Wednesday, April 25, 2018
More on sygetics.
Bearing silence is the "logic" of philosophy inasmuch as philosophy asks the basic question out of the other beginning. Philosophy seeks the truth of the essential occurrence of beyng, and this truth is the intimating-resonating concealment (the mystery) of the event (the hesitant withholding).

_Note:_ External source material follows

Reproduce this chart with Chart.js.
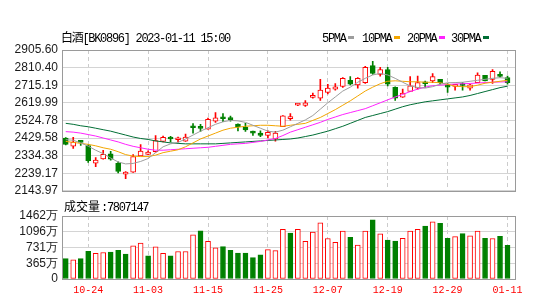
<!DOCTYPE html>
<html><head><meta charset="utf-8">
<script src="https://cdn.jsdelivr.net/npm/chart.js@4"></script>
<style>
html,body{margin:0;padding:0;background:#fff;}
#wrap{position:relative;width:538px;height:306px;overflow:hidden;background:#fff;}
canvas{position:absolute;left:0;}
#pc{top:0;}
#vc{top:196px;}
</style></head>
<body><div id="wrap"><canvas id="pc" width="538" height="202"></canvas><canvas id="vc" width="538" height="110"></canvas></div>
<script>
const dates = ['10-19','10-20','10-21','10-24','10-25','10-26','10-27','10-28','10-31','11-01','11-02','11-03','11-04','11-07','11-08','11-09','11-10','11-11','11-14','11-15','11-16','11-17','11-18','11-21','11-22','11-23','11-24','11-25','11-28','11-29','11-30','12-01','12-02','12-05','12-06','12-07','12-08','12-09','12-12','12-13','12-14','12-15','12-16','12-19','12-20','12-21','12-22','12-23','12-26','12-27','12-28','12-29','12-30','01-03','01-04','01-05','01-06','01-09','01-10','01-11'];
const open  = [2429.6,2385.7,2408.4,2388.9,2293.7,2316.9,2343.4,2292.1,2233.9,2244.5,2332.8,2341.3,2355.5,2411.1,2427.0,2420.1,2412.1,2487.8,2483.5,2477.2,2521.1,2536.4,2531.1,2505.2,2487.8,2465.0,2456.0,2443.9,2424.3,2491.5,2534.3,2607.0,2605.7,2649.1,2644.8,2676.6,2694.0,2708.3,2741.6,2716.8,2729.5,2821.0,2773.4,2799.8,2703.0,2650.1,2681.9,2699.3,2725.8,2737.9,2746.9,2707.3,2708.3,2715.2,2699.3,2729.5,2768.1,2746.9,2765.4,2755.9];
const high  = [2432.2,2433.3,2417.4,2394.2,2323.8,2362.4,2357.1,2301.1,2248.2,2339.7,2394.2,2360.8,2442.8,2440.2,2438.6,2434.9,2450.7,2507.3,2503.6,2538.0,2567.1,2561.8,2547.5,2506.3,2508.9,2466.6,2468.2,2468.2,2465.0,2551.2,2561.8,2616.5,2632.2,2672.9,2746.9,2720.5,2724.2,2755.9,2761.2,2755.9,2817.3,2843.7,2812.0,2812.0,2706.2,2694.0,2761.2,2764.4,2737.9,2778.7,2746.9,2724.2,2720.5,2729.5,2720.5,2782.4,2768.1,2799.8,2787.7,2764.4];
const low   = [2392.6,2373.0,2388.9,2297.4,2274.6,2315.0,2309.5,2240.8,2209.0,2243.0,2332.8,2339.7,2352.9,2408.4,2408.4,2406.9,2411.1,2456.0,2465.0,2477.2,2514.2,2517.9,2521.1,2468.2,2465.0,2443.9,2436.5,2429.6,2412.1,2490.4,2526.4,2605.0,2600.4,2644.8,2632.2,2667.6,2688.8,2703.0,2716.8,2699.3,2724.2,2773.4,2764.4,2711.5,2632.2,2649.1,2680.8,2694.0,2703.0,2729.5,2720.5,2676.6,2688.8,2688.8,2688.8,2728.4,2737.9,2724.2,2759.1,2720.5];
const close = [2394.2,2406.9,2405.8,2306.4,2309.5,2341.3,2314.8,2248.2,2236.5,2329.1,2359.3,2354.0,2415.3,2433.3,2424.3,2421.7,2434.9,2485.1,2481.4,2530.1,2539.1,2533.8,2529.0,2491.5,2473.5,2456.0,2443.9,2459.7,2456.0,2549.7,2536.4,2615.0,2620.0,2650.7,2688.8,2699.3,2706.2,2752.2,2720.5,2752.2,2812.0,2778.7,2799.8,2720.5,2644.8,2672.9,2711.5,2729.5,2723.1,2761.2,2729.5,2704.6,2720.5,2713.6,2716.8,2769.7,2737.9,2790.8,2762.8,2729.5];
const ma5  = [2420.6,2417.4,2403.1,2385.7,2363.5,2345.0,2321.2,2300.0,2289.4,2292.1,2302.7,2318.5,2350.3,2382.0,2397.9,2405.8,2424.3,2445.5,2466.6,2485.1,2503.6,2516.9,2524.8,2522.2,2514.2,2498.4,2482.5,2466.6,2461.3,2471.9,2490.4,2508.9,2527.4,2551.2,2585.6,2620.0,2651.7,2683.5,2704.6,2731.1,2752.2,2770.7,2778.7,2770.7,2752.2,2731.1,2711.5,2703.0,2699.3,2707.3,2720.5,2728.4,2729.5,2731.1,2736.4,2741.6,2746.9,2752.2,2755.9,2752.2];
const ma10 = [2411.1,2405.8,2400.5,2395.2,2387.3,2376.7,2368.8,2355.5,2339.7,2331.7,2329.1,2329.1,2337.0,2350.3,2358.2,2366.1,2382.0,2403.1,2424.3,2440.2,2456.0,2471.9,2482.5,2487.8,2493.1,2495.7,2498.4,2498.4,2495.7,2493.1,2498.4,2503.6,2508.9,2524.8,2540.7,2561.8,2583.0,2606.8,2630.6,2657.0,2683.5,2704.6,2723.1,2736.4,2739.0,2736.4,2733.7,2733.7,2731.1,2731.1,2728.4,2720.5,2709.9,2707.3,2707.3,2715.2,2725.8,2731.1,2736.4,2741.6];
const ma20 = [2464.0,2461.3,2456.0,2448.1,2440.2,2429.6,2419.0,2408.4,2395.2,2384.6,2376.7,2368.8,2363.5,2363.5,2366.1,2368.8,2371.4,2374.1,2376.7,2379.3,2384.6,2389.9,2395.2,2397.9,2400.5,2405.8,2411.1,2419.0,2427.0,2442.8,2461.3,2474.5,2487.8,2501.0,2514.2,2530.1,2543.3,2556.5,2567.1,2577.7,2588.3,2604.1,2620.0,2635.9,2651.7,2665.0,2680.8,2694.0,2704.6,2712.6,2715.2,2718.9,2721.5,2723.1,2724.7,2726.8,2729.5,2731.1,2732.7,2733.7];
const ma30 = [2508.9,2503.6,2495.7,2490.4,2482.5,2474.5,2466.6,2456.0,2445.5,2434.9,2427.0,2421.7,2413.7,2408.4,2403.1,2400.5,2397.9,2397.9,2397.9,2397.9,2397.9,2400.5,2403.1,2405.8,2408.4,2411.1,2413.7,2416.4,2419.0,2421.7,2424.3,2429.6,2437.5,2445.5,2456.0,2466.6,2479.8,2493.1,2508.9,2524.8,2540.7,2551.2,2561.8,2572.4,2585.6,2598.8,2609.4,2617.4,2625.3,2630.6,2635.9,2641.2,2646.4,2651.7,2659.7,2670.2,2680.8,2691.4,2702.0,2709.9];
// volume in 万
const volume = [473,445,473,645,595,616,623,666,580,767,831,537,745,595,537,638,638,1025,1118,875,724,753,666,602,602,495,559,681,660,1154,1068,1154,875,1090,1305,939,853,1111,968,789,1111,1376,1047,903,882,946,1111,1154,1226,1326,1290,946,982,1054,1004,1111,946,939,989,780.7147];
const volUp  = [0,1,0,0,1,1,0,0,0,1,1,0,1,1,0,1,1,1,0,1,1,0,0,0,0,0,0,1,1,1,0,1,1,1,1,1,1,1,0,1,1,0,1,0,0,1,1,1,0,1,0,0,1,0,1,1,0,1,0,0];
const priceTicks = [2143.97,2239.17,2334.38,2429.58,2524.78,2619.99,2715.19,2810.40,2905.60];
const volTicks = [0,365.5,731,1096.5,1462];
const volTickLabels = ['0','365万','731万','1096万','1462万'];
const xTickLabels = ['10-24','11-03','11-15','11-25','12-07','12-19','12-29','01-11'];
const titleText = '白酒[BK0896] 2023-01-11 15:00';
const volTitleText = '成交量';
const maNames = ['5PMA','10PMA','20PMA','30PMA'];
const maColors = ['#9d9d9d','#f3a600','#ff22ff','#006e35'];

const RED = '#ff0000', GREEN = '#008000';
const up = close.map((c,i)=>c>=open[i]);
const xTickIdx = xTickLabels.map(l=>dates.indexOf(l));
const xMin = -0.5, xMax = 60;
const pts = arr => arr.map((v,i)=>({x:i,y:v}));
const MONO = '"Liberation Mono", "Noto Sans CJK SC", monospace';
Chart.defaults.font.family = '"Liberation Sans", Arial, sans-serif';

const framePlugin = {
  id:'frame',
  afterDatasetsDraw(chart){
    const {ctx, chartArea:a} = chart;
    ctx.save(); ctx.strokeStyle='#9a9a9a'; ctx.lineWidth=1;
    ctx.strokeRect(Math.round(a.left)+0.5, Math.round(a.top)+0.5, Math.round(a.right-a.left), Math.round(a.bottom-a.top));
    ctx.restore();
  }
};

const headerPlugin = {
  id:'header',
  afterDraw(chart){
    const ctx = chart.ctx;
    ctx.save();
    ctx.textBaseline='alphabetic';
    ctx.font = '12px ' + MONO;
    try{ ctx.letterSpacing='-1.3px'; }catch(e){}
    ctx.fillStyle='#000';
    ctx.fillText(titleText, 61, 42);
    const legendX = [322, 362, 407, 451];
    maNames.forEach((n,k)=>{
      ctx.fillStyle='#000';
      ctx.fillText(n, legendX[k], 42);
      const w = ctx.measureText(n).width;
      ctx.fillStyle = maColors[k];
      ctx.fillRect(Math.round(legendX[k]+w+2), 36, 6, 3);
    });
    ctx.restore();
  }
};

const volHeaderPlugin = {
  id:'volheader',
  afterDraw(chart){
    const ctx = chart.ctx;
    ctx.save();
    ctx.textBaseline='alphabetic';
    ctx.fillStyle='#000';
    ctx.font='12px "Noto Sans CJK SC", sans-serif';
    ctx.fillText(volTitleText, 64, 15);
    const w = ctx.measureText(volTitleText).width;
    ctx.font='12px ' + MONO;
    try{ ctx.letterSpacing='-1.3px'; }catch(e){}
    ctx.fillText(':' + Math.round(volume[volume.length-1]*10000), 64 + w + 1, 15);
    ctx.restore();
  }
};

const xScaleBase = () => ({
  type:'linear', min:xMin, max:xMax, offset:false,
  afterBuildTicks: s => { s.ticks = xTickIdx.map(v=>({value:v})); },
  grid:{color:'#cccccc', drawTicks:false, offset:false, lineWidth:1},
  border:{display:false, dash:[4,3]}
});

new Chart(document.getElementById('pc'), {
  type:'bar',
  data:{ datasets:[
    ...maNames.map((n,k)=>({type:'line', label:n, data:pts([ma5,ma10,ma20,ma30][k]), borderColor:maColors[k], borderWidth:1, pointRadius:0, tension:0, order:k})),
    {type:'bar', label:'body', data:open.map((o,i)=>({x:i,y:[o,close[i]]})),
      backgroundColor:up.map(u=>u?'#ffffff':GREEN), borderColor:up.map(u=>u?RED:GREEN),
      borderWidth:1, borderSkipped:false, barThickness:5, minBarLength:2, grouped:false, order:10},
    {type:'bar', label:'wick', data:low.map((l,i)=>({x:i,y:[l,high[i]]})),
      backgroundColor:up.map(u=>u?RED:GREEN), borderWidth:0, barThickness:1, grouped:false, order:11}
  ]},
  options:{
    animation:false, responsive:false, devicePixelRatio:1,
    layout:{padding:{left:0,right:23,top:50,bottom:8}},
    plugins:{legend:{display:false}, tooltip:{enabled:false}},
    scales:{
      x:{...xScaleBase(), ticks:{display:false}},
      y:{type:'linear', min:priceTicks[0], max:priceTicks[priceTicks.length-1], beginAtZero:false,
        afterBuildTicks: s => { s.ticks = priceTicks.map(v=>({value:v})); },
        afterFit: s => { s.width = 62; },
        ticks:{autoSkip:false, callback:v=>Number(v).toFixed(2), color:'#1a1a1a', font:{size:12}, padding:4},
        grid:{color:'#d4d4d4', drawTicks:false, lineWidth:1},
        border:{display:false}}
    }
  },
  plugins:[framePlugin, headerPlugin]
});

new Chart(document.getElementById('vc'), {
  type:'bar',
  data:{ datasets:[{label:'volume', data:pts(volume),
    backgroundColor:volUp.map(u=>u?'#ffffff':GREEN), borderColor:volUp.map(u=>u?RED:GREEN),
    borderWidth:1, borderSkipped:false, barThickness:5, grouped:false}]},
  options:{
    animation:false, responsive:false, devicePixelRatio:1,
    layout:{padding:{left:0,right:23,top:20,bottom:5}},
    plugins:{legend:{display:false}, tooltip:{enabled:false}},
    scales:{
      x:{...xScaleBase(), ticks:{autoSkip:false, maxRotation:0, minRotation:0, color:RED, font:{family:MONO, size:10}, padding:5, callback:v=>dates[v]}},
      y:{type:'linear', min:0, max:volTicks[volTicks.length-1], beginAtZero:true,
        afterBuildTicks: s => { s.ticks = volTicks.map(v=>({value:v})); },
        afterFit: s => { s.width = 62; },
        ticks:{autoSkip:false, callback:(v,i)=>volTickLabels[i], color:'#1a1a1a', font:{size:12}, padding:4},
        grid:{color:'#d4d4d4', drawTicks:false, lineWidth:1},
        border:{display:false}}
    }
  },
  plugins:[framePlugin, volHeaderPlugin]
});
</script>
</body></html>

We can never say beyng itself immediately, especially if beyng is leaped to in the leap. For every saying arises from beyng and speaks out of the truth of beyng. All words, and thereby all logic, stand under the power of beyng. The essence of "logic" is therefore sigetics in which the essence of language is first grasped as well.
Contributions, p. 63
“Sigetic” is a rejoinder to the logical tradition, just as sigan is a counterpart to legein. “Sigetic” is an artificial term, and Heidegger warns us not to be satisfied with introducing it as a technical concept that will replace “logic” in some “system” of Heideggerian philosophy. Neither is sigetic an irrationalist rejection of logic; it does not invalidate the correctness of logic within its own domain, but this domain is limited and made possible by the domain of sigetic. Telling silence includes the logic of beingness, just as the grounding question incorporates and transforms the guiding question. In other words, the question of how be-ing essentially happens includes the search for the universal characteristics of beings, while changing the meaning of this search; in just the same way, sigetic incorporates logic.
Richard Polt, The Emergency of Being, p. 129
Surprisingly, sygetics doesn't come up in Berel Lang's Heidegger's Silence.